_Records for the task_
>>>

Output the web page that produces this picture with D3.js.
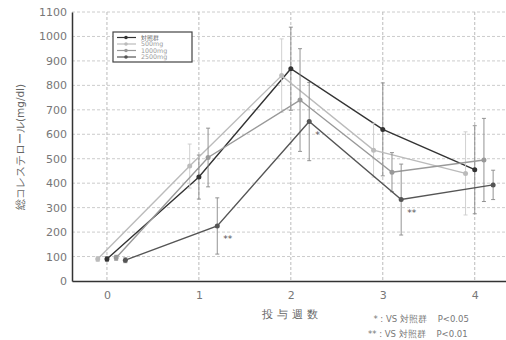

<<<
>>>

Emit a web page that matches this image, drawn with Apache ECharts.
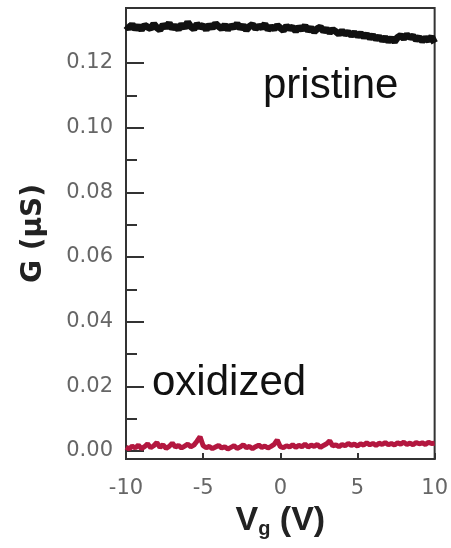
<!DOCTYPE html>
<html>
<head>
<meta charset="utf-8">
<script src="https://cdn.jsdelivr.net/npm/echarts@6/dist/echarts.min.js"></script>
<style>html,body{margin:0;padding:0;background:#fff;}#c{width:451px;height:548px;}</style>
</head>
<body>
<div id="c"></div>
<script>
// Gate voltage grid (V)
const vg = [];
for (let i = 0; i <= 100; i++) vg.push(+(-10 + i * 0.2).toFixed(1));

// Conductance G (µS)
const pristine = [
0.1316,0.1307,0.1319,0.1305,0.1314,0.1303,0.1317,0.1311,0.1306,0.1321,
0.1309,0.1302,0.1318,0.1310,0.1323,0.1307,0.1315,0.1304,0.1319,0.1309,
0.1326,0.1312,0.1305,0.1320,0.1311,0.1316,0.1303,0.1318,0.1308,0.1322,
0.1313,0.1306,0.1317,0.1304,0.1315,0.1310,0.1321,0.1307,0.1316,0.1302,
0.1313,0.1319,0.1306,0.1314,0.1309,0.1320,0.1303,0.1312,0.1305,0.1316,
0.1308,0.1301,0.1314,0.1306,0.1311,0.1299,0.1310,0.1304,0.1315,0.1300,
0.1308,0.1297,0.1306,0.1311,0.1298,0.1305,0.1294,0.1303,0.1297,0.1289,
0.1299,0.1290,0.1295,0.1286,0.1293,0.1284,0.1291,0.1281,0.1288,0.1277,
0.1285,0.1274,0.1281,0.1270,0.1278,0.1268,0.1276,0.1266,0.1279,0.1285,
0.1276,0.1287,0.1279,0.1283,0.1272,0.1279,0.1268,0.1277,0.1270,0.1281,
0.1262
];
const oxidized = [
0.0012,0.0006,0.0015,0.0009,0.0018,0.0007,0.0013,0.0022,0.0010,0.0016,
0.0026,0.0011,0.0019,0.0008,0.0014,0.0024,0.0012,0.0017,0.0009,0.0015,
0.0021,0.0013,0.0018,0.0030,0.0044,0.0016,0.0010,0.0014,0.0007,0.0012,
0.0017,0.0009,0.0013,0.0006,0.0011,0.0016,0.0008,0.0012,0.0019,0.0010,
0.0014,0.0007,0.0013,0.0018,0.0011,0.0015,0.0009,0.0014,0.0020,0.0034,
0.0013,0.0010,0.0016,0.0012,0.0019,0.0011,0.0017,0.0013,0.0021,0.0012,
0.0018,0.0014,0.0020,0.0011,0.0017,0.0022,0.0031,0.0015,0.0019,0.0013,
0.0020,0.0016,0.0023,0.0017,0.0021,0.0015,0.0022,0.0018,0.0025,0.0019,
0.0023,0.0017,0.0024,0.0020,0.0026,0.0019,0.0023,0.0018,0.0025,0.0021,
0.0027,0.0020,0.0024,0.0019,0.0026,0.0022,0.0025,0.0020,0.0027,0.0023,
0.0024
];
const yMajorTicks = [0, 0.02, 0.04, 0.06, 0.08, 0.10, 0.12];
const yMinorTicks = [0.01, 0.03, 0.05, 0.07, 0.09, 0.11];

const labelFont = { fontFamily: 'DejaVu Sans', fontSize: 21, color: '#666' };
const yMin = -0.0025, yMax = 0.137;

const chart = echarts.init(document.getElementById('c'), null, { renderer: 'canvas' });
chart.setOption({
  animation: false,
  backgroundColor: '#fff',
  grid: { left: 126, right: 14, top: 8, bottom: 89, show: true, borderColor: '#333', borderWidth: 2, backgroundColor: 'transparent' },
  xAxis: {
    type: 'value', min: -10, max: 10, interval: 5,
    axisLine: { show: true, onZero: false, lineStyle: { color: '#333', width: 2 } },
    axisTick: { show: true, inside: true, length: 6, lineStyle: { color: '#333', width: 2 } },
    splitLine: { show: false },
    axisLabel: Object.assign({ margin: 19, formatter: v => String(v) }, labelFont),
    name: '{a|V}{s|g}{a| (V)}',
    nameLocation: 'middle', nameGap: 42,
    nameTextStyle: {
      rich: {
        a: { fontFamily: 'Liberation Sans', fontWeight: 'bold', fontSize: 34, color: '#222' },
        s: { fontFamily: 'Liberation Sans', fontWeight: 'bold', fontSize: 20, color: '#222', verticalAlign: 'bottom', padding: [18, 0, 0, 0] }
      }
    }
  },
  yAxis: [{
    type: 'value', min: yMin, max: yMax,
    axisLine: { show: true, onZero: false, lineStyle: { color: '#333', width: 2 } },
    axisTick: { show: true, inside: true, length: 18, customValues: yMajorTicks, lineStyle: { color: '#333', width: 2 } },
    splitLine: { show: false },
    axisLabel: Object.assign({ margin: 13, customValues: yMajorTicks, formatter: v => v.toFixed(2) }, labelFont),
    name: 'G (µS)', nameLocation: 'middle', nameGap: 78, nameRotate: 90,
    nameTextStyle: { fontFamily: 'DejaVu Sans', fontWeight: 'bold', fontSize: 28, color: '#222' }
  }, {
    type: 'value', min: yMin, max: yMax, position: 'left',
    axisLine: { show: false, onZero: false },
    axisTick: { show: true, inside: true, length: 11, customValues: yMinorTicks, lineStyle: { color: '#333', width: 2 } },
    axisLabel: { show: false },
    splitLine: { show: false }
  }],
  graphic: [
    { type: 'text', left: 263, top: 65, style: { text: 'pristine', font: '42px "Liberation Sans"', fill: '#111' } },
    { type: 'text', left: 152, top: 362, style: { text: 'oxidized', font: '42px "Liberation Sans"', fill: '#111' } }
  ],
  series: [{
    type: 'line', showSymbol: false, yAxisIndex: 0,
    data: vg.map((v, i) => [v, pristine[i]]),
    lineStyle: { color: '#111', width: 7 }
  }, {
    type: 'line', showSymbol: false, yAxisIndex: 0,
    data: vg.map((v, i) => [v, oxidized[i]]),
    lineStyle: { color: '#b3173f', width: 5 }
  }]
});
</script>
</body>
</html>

<<<

Only the number is wanted: how many lines of the material above include the word "page"?

2